DATASET CONTENT:
********

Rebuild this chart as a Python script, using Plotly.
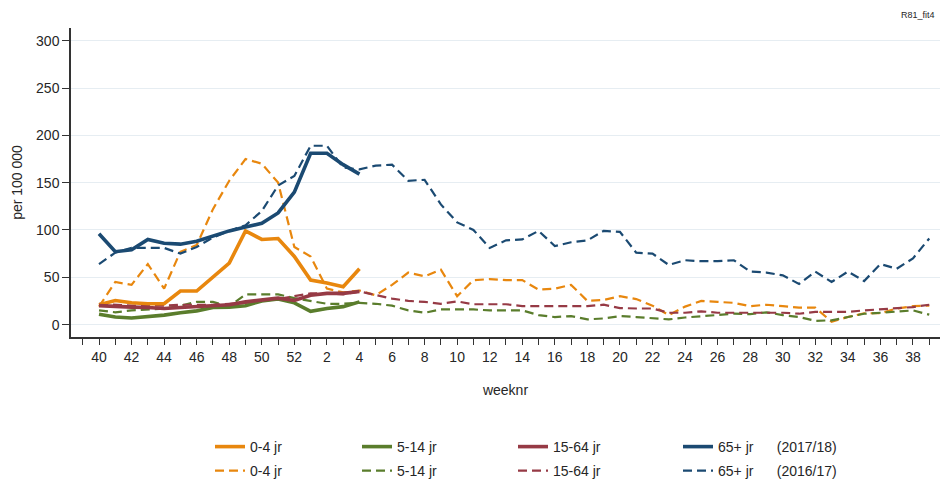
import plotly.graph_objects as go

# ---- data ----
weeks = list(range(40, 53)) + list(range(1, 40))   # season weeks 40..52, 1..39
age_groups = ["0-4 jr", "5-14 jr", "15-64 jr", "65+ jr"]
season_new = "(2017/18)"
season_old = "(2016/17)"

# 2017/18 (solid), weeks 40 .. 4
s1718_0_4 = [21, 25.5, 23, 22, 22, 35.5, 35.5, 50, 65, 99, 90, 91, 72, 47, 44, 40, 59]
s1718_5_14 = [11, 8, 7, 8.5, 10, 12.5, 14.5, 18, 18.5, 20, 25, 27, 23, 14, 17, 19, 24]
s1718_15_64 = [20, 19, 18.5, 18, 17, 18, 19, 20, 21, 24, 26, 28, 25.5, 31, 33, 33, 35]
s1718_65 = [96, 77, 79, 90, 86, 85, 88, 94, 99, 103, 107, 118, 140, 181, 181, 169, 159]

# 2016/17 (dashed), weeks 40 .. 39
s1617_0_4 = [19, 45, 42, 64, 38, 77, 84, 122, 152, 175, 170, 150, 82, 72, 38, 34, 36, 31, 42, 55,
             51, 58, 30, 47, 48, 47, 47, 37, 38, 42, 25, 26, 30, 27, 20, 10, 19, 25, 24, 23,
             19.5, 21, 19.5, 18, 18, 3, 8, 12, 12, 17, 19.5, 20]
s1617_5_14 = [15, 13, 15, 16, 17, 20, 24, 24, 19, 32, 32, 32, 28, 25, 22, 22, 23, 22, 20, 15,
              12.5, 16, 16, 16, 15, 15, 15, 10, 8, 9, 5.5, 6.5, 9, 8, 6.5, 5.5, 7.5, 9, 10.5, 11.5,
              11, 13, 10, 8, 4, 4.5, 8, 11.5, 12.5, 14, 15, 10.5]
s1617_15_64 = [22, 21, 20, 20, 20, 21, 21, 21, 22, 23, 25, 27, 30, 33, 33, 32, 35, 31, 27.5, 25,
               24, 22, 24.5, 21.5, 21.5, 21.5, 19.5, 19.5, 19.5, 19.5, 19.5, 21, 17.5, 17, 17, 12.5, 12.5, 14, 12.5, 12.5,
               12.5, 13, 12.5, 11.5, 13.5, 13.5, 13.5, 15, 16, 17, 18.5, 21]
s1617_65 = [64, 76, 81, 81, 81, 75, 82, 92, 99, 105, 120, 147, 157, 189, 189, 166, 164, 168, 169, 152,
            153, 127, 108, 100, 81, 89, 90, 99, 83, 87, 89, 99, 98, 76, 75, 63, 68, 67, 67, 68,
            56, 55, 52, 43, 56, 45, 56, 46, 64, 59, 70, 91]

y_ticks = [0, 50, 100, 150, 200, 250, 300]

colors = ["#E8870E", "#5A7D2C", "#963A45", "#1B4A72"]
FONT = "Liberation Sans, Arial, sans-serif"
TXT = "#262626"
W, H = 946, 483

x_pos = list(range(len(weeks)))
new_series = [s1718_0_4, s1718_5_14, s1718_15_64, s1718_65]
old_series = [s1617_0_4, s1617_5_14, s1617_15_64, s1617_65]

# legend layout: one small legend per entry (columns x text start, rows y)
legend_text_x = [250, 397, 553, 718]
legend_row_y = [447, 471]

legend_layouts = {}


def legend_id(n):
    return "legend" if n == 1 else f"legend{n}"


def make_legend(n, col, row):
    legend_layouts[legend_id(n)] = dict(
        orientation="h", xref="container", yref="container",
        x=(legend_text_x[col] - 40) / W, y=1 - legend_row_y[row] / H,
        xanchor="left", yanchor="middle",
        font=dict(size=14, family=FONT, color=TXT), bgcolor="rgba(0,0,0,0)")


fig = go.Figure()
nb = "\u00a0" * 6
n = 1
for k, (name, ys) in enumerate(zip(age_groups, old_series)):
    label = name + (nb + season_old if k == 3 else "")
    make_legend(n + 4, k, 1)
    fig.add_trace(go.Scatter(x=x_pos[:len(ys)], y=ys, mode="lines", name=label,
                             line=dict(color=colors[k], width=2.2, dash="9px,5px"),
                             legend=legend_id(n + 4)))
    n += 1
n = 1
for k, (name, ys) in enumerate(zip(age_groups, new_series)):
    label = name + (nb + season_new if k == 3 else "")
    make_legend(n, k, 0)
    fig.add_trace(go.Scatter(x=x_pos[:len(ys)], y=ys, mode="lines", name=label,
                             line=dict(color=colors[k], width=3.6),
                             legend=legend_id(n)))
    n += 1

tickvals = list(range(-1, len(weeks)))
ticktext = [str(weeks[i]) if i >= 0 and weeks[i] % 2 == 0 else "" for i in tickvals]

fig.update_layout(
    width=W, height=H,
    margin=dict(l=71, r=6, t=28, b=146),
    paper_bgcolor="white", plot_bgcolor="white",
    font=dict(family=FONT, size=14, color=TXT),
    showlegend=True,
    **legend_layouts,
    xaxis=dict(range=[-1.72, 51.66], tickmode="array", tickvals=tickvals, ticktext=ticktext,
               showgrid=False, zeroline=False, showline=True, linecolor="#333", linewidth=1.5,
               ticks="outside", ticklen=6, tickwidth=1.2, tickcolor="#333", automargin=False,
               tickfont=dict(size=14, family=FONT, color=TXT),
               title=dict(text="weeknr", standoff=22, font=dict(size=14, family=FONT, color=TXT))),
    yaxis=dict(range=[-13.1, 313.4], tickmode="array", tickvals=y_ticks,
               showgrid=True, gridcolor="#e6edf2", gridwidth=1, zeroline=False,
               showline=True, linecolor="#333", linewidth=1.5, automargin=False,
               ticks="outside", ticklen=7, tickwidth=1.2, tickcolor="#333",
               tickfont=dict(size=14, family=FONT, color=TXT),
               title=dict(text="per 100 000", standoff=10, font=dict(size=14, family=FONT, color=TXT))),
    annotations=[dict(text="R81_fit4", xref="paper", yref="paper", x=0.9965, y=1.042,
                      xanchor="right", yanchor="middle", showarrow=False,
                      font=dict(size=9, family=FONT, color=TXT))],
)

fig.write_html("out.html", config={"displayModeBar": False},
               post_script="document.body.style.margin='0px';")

********

THE TASK: Reproduce every line of the material precisely, omitting its pictures.

RESULT OF THIS EXERCISE:
Rebuild this chart as a Python script, using Plotly.
import plotly.graph_objects as go

# ---- data ----
weeks = list(range(40, 53)) + list(range(1, 40))   # season weeks 40..52, 1..39
age_groups = ["0-4 jr", "5-14 jr", "15-64 jr", "65+ jr"]
season_new = "(2017/18)"
season_old = "(2016/17)"

# 2017/18 (solid), weeks 40 .. 4
s1718_0_4 = [21, 25.5, 23, 22, 22, 35.5, 35.5, 50, 65, 99, 90, 91, 72, 47, 44, 40, 59]
s1718_5_14 = [11, 8, 7, 8.5, 10, 12.5, 14.5, 18, 18.5, 20, 25, 27, 23, 14, 17, 19, 24]
s1718_15_64 = [20, 19, 18.5, 18, 17, 18, 19, 20, 21, 24, 26, 28, 25.5, 31, 33, 33, 35]
s1718_65 = [96, 77, 79, 90, 86, 85, 88, 94, 99, 103, 107, 118, 140, 181, 181, 169, 159]

# 2016/17 (dashed), weeks 40 .. 39
s1617_0_4 = [19, 45, 42, 64, 38, 77, 84, 122, 152, 175, 170, 150, 82, 72, 38, 34, 36, 31, 42, 55,
             51, 58, 30, 47, 48, 47, 47, 37, 38, 42, 25, 26, 30, 27, 20, 10, 19, 25, 24, 23,
             19.5, 21, 19.5, 18, 18, 3, 8, 12, 12, 17, 19.5, 20]
s1617_5_14 = [15, 13, 15, 16, 17, 20, 24, 24, 19, 32, 32, 32, 28, 25, 22, 22, 23, 22, 20, 15,
              12.5, 16, 16, 16, 15, 15, 15, 10, 8, 9, 5.5, 6.5, 9, 8, 6.5, 5.5, 7.5, 9, 10.5, 11.5,
              11, 13, 10, 8, 4, 4.5, 8, 11.5, 12.5, 14, 15, 10.5]
s1617_15_64 = [22, 21, 20, 20, 20, 21, 21, 21, 22, 23, 25, 27, 30, 33, 33, 32, 35, 31, 27.5, 25,
               24, 22, 24.5, 21.5, 21.5, 21.5, 19.5, 19.5, 19.5, 19.5, 19.5, 21, 17.5, 17, 17, 12.5, 12.5, 14, 12.5, 12.5,
               12.5, 13, 12.5, 11.5, 13.5, 13.5, 13.5, 15, 16, 17, 18.5, 21]
s1617_65 = [64, 76, 81, 81, 81, 75, 82, 92, 99, 105, 120, 147, 157, 189, 189, 166, 164, 168, 169, 152,
            153, 127, 108, 100, 81, 89, 90, 99, 83, 87, 89, 99, 98, 76, 75, 63, 68, 67, 67, 68,
            56, 55, 52, 43, 56, 45, 56, 46, 64, 59, 70, 91]

y_ticks = [0, 50, 100, 150, 200, 250, 300]

colors = ["#E8870E", "#5A7D2C", "#963A45", "#1B4A72"]
FONT = "Liberation Sans, Arial, sans-serif"
TXT = "#262626"
W, H = 946, 483

x_pos = list(range(len(weeks)))
new_series = [s1718_0_4, s1718_5_14, s1718_15_64, s1718_65]
old_series = [s1617_0_4, s1617_5_14, s1617_15_64, s1617_65]

# legend layout: one small legend per entry (columns x text start, rows y)
legend_text_x = [250, 397, 553, 718]
legend_row_y = [447, 471]

legend_layouts = {}


def legend_id(n):
    return "legend" if n == 1 else f"legend{n}"


def make_legend(n, col, row):
    legend_layouts[legend_id(n)] = dict(
        orientation="h", xref="container", yref="container",
        x=(legend_text_x[col] - 40) / W, y=1 - legend_row_y[row] / H,
        xanchor="left", yanchor="middle",
        font=dict(size=14, family=FONT, color=TXT), bgcolor="rgba(0,0,0,0)")


fig = go.Figure()
nb = "\u00a0" * 6
n = 1
for k, (name, ys) in enumerate(zip(age_groups, old_series)):
    label = name + (nb + season_old if k == 3 else "")
    make_legend(n + 4, k, 1)
    fig.add_trace(go.Scatter(x=x_pos[:len(ys)], y=ys, mode="lines", name=label,
                             line=dict(color=colors[k], width=2.2, dash="9px,5px"),
                             legend=legend_id(n + 4)))
    n += 1
n = 1
for k, (name, ys) in enumerate(zip(age_groups, new_series)):
    label = name + (nb + season_new if k == 3 else "")
    make_legend(n, k, 0)
    fig.add_trace(go.Scatter(x=x_pos[:len(ys)], y=ys, mode="lines", name=label,
                             line=dict(color=colors[k], width=3.6),
                             legend=legend_id(n)))
    n += 1

tickvals = list(range(-1, len(weeks)))
ticktext = [str(weeks[i]) if i >= 0 and weeks[i] % 2 == 0 else "" for i in tickvals]

fig.update_layout(
    width=W, height=H,
    margin=dict(l=71, r=6, t=28, b=146),
    paper_bgcolor="white", plot_bgcolor="white",
    font=dict(family=FONT, size=14, color=TXT),
    showlegend=True,
    **legend_layouts,
    xaxis=dict(range=[-1.72, 51.66], tickmode="array", tickvals=tickvals, ticktext=ticktext,
               showgrid=False, zeroline=False, showline=True, linecolor="#333", linewidth=1.5,
               ticks="outside", ticklen=6, tickwidth=1.2, tickcolor="#333", automargin=False,
               tickfont=dict(size=14, family=FONT, color=TXT),
               title=dict(text="weeknr", standoff=22, font=dict(size=14, family=FONT, color=TXT))),
    yaxis=dict(range=[-13.1, 313.4], tickmode="array", tickvals=y_ticks,
               showgrid=True, gridcolor="#e6edf2", gridwidth=1, zeroline=False,
               showline=True, linecolor="#333", linewidth=1.5, automargin=False,
               ticks="outside", ticklen=7, tickwidth=1.2, tickcolor="#333",
               tickfont=dict(size=14, family=FONT, color=TXT),
               title=dict(text="per 100 000", standoff=10, font=dict(size=14, family=FONT, color=TXT))),
    annotations=[dict(text="R81_fit4", xref="paper", yref="paper", x=0.9965, y=1.042,
                      xanchor="right", yanchor="middle", showarrow=False,
                      font=dict(size=9, family=FONT, color=TXT))],
)

fig.write_html("out.html", config={"displayModeBar": False},
               post_script="document.body.style.margin='0px';")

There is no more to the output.